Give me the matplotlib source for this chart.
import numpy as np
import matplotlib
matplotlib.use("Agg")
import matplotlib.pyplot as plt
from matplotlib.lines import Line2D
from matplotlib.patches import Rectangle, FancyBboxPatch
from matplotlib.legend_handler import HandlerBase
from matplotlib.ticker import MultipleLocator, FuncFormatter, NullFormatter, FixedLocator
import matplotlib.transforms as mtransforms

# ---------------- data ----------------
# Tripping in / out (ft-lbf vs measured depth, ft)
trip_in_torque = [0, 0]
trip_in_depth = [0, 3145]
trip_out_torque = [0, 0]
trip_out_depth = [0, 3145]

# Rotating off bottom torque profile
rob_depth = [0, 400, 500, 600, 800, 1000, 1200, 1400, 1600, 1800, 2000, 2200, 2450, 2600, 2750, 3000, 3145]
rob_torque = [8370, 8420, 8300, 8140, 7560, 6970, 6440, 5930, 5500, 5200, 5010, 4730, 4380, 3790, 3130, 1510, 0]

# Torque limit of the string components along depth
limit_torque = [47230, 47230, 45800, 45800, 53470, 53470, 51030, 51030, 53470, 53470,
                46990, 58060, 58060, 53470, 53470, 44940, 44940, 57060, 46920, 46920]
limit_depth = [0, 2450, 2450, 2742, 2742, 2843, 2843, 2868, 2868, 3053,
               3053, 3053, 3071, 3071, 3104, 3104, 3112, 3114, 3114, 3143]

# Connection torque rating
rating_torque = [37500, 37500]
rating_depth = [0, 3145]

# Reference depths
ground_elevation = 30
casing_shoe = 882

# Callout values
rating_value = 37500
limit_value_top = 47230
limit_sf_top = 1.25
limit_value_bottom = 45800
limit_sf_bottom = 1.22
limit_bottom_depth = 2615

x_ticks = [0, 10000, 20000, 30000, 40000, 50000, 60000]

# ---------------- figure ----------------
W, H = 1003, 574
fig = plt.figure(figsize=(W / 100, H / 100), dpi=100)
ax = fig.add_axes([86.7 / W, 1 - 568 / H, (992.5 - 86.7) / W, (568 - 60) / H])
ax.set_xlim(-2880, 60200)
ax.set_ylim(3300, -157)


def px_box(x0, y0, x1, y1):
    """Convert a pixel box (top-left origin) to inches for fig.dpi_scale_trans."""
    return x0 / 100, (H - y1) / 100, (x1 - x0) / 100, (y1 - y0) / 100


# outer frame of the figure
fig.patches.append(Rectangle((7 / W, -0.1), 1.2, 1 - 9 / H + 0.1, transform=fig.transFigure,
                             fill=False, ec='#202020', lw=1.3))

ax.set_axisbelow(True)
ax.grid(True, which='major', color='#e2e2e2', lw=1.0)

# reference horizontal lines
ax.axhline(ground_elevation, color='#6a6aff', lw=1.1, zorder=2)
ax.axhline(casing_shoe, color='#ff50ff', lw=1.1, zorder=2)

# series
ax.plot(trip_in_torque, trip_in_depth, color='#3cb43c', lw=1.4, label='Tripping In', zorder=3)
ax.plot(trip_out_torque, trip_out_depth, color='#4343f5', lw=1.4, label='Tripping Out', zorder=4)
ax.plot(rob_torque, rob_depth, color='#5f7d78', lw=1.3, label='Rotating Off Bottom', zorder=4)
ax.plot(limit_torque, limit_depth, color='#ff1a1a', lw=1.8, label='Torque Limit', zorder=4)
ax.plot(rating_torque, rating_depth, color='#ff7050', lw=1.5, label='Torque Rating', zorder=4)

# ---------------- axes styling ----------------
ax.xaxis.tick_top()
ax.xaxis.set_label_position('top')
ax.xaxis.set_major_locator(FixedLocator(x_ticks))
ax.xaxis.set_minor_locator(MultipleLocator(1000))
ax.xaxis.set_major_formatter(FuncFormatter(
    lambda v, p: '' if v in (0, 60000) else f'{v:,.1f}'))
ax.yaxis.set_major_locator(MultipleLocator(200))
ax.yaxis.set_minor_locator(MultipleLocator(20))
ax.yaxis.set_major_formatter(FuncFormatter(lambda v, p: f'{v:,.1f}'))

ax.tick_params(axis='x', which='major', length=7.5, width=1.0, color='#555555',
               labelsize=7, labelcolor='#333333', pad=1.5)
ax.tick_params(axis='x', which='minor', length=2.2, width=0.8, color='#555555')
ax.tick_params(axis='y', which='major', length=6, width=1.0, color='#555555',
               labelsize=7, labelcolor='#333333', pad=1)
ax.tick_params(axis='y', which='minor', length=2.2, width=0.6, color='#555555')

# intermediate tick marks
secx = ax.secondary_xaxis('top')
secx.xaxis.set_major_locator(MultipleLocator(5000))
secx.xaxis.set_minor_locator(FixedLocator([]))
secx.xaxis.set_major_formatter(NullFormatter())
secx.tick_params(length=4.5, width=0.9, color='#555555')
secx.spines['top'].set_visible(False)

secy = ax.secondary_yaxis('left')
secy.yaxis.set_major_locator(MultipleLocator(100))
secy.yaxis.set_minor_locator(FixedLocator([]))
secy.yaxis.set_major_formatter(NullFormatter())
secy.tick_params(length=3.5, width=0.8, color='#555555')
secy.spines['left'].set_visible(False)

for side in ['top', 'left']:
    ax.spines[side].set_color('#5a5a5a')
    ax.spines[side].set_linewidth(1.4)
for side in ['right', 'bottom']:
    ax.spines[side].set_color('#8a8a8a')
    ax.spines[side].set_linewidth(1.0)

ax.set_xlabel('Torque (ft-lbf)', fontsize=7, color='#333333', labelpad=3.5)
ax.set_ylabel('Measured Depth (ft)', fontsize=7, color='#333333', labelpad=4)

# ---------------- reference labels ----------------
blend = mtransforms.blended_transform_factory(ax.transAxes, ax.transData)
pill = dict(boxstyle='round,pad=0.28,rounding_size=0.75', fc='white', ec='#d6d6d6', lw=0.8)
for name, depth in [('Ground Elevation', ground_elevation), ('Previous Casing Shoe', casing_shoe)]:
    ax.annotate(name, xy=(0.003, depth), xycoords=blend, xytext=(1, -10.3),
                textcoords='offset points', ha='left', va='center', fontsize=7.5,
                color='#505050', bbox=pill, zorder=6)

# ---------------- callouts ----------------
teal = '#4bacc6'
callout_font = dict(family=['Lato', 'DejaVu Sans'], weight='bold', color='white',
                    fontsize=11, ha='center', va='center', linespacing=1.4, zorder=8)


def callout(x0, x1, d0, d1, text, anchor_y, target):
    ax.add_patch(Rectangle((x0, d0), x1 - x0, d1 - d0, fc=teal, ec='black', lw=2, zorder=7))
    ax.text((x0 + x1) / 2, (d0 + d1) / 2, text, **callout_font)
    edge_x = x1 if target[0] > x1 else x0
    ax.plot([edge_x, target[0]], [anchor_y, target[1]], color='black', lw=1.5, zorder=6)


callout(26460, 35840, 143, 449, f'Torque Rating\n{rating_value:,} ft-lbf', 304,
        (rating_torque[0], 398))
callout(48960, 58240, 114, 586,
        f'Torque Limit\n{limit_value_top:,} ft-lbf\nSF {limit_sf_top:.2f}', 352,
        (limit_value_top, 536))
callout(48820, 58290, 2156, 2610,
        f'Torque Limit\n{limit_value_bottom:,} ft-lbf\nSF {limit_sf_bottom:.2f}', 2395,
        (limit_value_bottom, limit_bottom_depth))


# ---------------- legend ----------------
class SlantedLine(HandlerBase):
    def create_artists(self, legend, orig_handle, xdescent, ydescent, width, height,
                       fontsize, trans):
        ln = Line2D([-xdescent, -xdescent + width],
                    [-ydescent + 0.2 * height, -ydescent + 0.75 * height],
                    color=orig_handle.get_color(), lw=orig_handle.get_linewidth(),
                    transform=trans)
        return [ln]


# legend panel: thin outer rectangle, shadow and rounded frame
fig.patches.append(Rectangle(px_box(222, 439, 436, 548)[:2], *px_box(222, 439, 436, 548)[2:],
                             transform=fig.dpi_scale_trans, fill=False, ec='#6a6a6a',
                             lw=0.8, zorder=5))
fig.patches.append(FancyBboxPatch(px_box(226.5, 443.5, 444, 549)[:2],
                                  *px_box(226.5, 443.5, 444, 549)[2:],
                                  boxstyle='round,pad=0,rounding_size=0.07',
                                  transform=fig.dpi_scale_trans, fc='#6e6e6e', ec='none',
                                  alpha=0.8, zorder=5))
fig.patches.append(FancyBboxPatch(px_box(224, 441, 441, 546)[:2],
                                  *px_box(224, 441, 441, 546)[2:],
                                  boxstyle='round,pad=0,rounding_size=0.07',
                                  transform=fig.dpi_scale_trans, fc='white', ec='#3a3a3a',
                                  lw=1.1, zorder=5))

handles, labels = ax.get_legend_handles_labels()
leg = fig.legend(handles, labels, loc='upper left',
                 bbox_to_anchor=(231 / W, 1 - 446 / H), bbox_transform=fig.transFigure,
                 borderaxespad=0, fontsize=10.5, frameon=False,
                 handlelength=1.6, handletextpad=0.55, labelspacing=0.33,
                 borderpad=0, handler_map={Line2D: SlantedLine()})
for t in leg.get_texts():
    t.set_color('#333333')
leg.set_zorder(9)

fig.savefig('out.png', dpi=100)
--- --- ---
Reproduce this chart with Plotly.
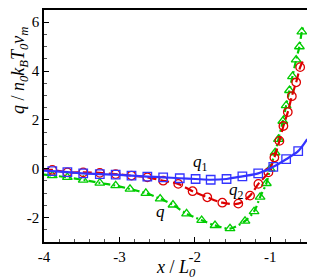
--- --- ---
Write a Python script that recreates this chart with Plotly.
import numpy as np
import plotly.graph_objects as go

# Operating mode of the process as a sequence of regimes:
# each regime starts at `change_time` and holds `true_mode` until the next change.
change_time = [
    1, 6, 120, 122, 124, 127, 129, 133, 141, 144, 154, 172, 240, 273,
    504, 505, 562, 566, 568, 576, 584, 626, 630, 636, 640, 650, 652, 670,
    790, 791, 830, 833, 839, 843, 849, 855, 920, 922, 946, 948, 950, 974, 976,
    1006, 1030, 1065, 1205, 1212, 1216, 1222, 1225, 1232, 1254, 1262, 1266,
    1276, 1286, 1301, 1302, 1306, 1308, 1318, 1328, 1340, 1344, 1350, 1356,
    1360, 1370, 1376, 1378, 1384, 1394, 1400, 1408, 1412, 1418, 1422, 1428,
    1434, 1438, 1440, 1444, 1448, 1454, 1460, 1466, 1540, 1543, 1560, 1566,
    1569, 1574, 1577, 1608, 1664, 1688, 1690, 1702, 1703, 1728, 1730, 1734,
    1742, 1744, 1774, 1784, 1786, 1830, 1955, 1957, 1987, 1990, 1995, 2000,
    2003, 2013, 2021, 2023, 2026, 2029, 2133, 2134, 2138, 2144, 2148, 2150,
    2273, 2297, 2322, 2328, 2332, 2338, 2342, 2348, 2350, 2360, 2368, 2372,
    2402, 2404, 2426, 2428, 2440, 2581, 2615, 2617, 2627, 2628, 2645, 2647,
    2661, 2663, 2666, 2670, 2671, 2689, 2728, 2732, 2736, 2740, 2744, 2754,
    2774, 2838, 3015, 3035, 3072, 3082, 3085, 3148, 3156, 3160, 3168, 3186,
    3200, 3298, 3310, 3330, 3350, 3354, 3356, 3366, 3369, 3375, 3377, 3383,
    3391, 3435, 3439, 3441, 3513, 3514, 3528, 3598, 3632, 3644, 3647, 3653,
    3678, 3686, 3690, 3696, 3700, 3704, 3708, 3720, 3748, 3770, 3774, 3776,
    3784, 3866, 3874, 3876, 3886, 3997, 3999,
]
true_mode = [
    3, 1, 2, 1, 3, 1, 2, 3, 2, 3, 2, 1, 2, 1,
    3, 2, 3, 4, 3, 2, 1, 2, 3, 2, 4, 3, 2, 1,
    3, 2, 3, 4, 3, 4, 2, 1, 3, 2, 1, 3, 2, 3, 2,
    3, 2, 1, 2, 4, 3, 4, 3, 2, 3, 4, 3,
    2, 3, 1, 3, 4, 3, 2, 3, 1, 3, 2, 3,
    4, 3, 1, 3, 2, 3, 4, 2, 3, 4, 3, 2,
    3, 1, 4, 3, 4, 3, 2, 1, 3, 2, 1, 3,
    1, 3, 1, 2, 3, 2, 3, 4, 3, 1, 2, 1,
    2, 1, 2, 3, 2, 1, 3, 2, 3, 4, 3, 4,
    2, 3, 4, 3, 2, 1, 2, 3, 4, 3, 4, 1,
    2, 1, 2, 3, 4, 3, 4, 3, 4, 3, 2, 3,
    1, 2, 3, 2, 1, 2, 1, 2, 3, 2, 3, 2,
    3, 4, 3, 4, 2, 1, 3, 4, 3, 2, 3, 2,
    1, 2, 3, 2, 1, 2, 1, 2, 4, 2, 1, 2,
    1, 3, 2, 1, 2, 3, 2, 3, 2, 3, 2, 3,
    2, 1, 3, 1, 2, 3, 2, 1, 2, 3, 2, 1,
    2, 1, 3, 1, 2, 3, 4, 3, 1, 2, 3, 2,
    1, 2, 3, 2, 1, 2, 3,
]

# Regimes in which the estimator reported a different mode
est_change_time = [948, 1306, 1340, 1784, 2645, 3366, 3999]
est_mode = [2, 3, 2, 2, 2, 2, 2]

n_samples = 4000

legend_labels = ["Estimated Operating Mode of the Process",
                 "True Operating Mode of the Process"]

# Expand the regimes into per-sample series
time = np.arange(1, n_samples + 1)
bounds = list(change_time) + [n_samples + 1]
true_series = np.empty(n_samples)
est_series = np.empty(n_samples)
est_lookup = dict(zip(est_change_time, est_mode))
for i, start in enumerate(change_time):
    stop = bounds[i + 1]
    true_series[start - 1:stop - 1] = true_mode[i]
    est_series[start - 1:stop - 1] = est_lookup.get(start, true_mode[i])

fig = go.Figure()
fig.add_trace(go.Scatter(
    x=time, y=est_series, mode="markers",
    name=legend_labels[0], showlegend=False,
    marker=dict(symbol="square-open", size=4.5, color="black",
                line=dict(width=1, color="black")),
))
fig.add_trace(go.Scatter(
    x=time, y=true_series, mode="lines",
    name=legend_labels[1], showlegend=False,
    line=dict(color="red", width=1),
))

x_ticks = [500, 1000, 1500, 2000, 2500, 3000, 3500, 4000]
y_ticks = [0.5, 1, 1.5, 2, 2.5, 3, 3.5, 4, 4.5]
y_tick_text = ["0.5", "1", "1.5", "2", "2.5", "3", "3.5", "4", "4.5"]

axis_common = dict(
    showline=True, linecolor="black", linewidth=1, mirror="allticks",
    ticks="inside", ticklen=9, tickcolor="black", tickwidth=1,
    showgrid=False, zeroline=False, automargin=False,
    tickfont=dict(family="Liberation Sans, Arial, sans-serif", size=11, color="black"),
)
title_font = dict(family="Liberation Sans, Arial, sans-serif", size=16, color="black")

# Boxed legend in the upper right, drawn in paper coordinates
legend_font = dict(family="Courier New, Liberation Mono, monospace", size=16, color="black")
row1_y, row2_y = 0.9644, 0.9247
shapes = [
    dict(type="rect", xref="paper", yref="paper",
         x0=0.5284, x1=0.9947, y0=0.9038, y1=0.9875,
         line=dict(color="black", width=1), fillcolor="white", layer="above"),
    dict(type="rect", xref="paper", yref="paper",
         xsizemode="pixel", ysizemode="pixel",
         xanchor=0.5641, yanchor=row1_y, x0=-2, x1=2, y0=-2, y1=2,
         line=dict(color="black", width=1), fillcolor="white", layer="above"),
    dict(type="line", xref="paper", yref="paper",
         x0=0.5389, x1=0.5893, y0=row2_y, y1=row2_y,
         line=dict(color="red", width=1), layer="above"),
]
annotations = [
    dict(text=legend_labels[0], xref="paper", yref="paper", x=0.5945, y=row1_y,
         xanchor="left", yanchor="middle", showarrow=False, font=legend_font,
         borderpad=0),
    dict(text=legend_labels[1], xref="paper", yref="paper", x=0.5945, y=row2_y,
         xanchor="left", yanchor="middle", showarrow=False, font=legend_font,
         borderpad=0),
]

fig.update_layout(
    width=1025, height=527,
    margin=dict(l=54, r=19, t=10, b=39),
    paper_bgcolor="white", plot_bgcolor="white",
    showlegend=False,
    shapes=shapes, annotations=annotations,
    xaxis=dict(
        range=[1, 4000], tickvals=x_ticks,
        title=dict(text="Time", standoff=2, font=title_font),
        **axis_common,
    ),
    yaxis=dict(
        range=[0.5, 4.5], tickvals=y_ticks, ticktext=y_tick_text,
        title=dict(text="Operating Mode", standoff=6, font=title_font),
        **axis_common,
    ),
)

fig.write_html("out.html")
--- --- ---
**DIRECTIONS FOR THIS TASK**:
Print, without alteration, the lines from the line with "Give me the matplotlib source for this chart." to the line with "rating_depth = [0, 3145]". Include both of them, and omit every other line.

**FINISHED TASK**:
Give me the matplotlib source for this chart.
import numpy as np
import matplotlib
matplotlib.use("Agg")
import matplotlib.pyplot as plt
from matplotlib.lines import Line2D
from matplotlib.patches import Rectangle, FancyBboxPatch
from matplotlib.legend_handler import HandlerBase
from matplotlib.ticker import MultipleLocator, FuncFormatter, NullFormatter, FixedLocator
import matplotlib.transforms as mtransforms

# ---------------- data ----------------
# Tripping in / out (ft-lbf vs measured depth, ft)
trip_in_torque = [0, 0]
trip_in_depth = [0, 3145]
trip_out_torque = [0, 0]
trip_out_depth = [0, 3145]

# Rotating off bottom torque profile
rob_depth = [0, 400, 500, 600, 800, 1000, 1200, 1400, 1600, 1800, 2000, 2200, 2450, 2600, 2750, 3000, 3145]
rob_torque = [8370, 8420, 8300, 8140, 7560, 6970, 6440, 5930, 5500, 5200, 5010, 4730, 4380, 3790, 3130, 1510, 0]

# Torque limit of the string components along depth
limit_torque = [47230, 47230, 45800, 45800, 53470, 53470, 51030, 51030, 53470, 53470,
                46990, 58060, 58060, 53470, 53470, 44940, 44940, 57060, 46920, 46920]
limit_depth = [0, 2450, 2450, 2742, 2742, 2843, 2843, 2868, 2868, 3053,
               3053, 3053, 3071, 3071, 3104, 3104, 3112, 3114, 3114, 3143]

# Connection torque rating
rating_torque = [37500, 37500]
rating_depth = [0, 3145]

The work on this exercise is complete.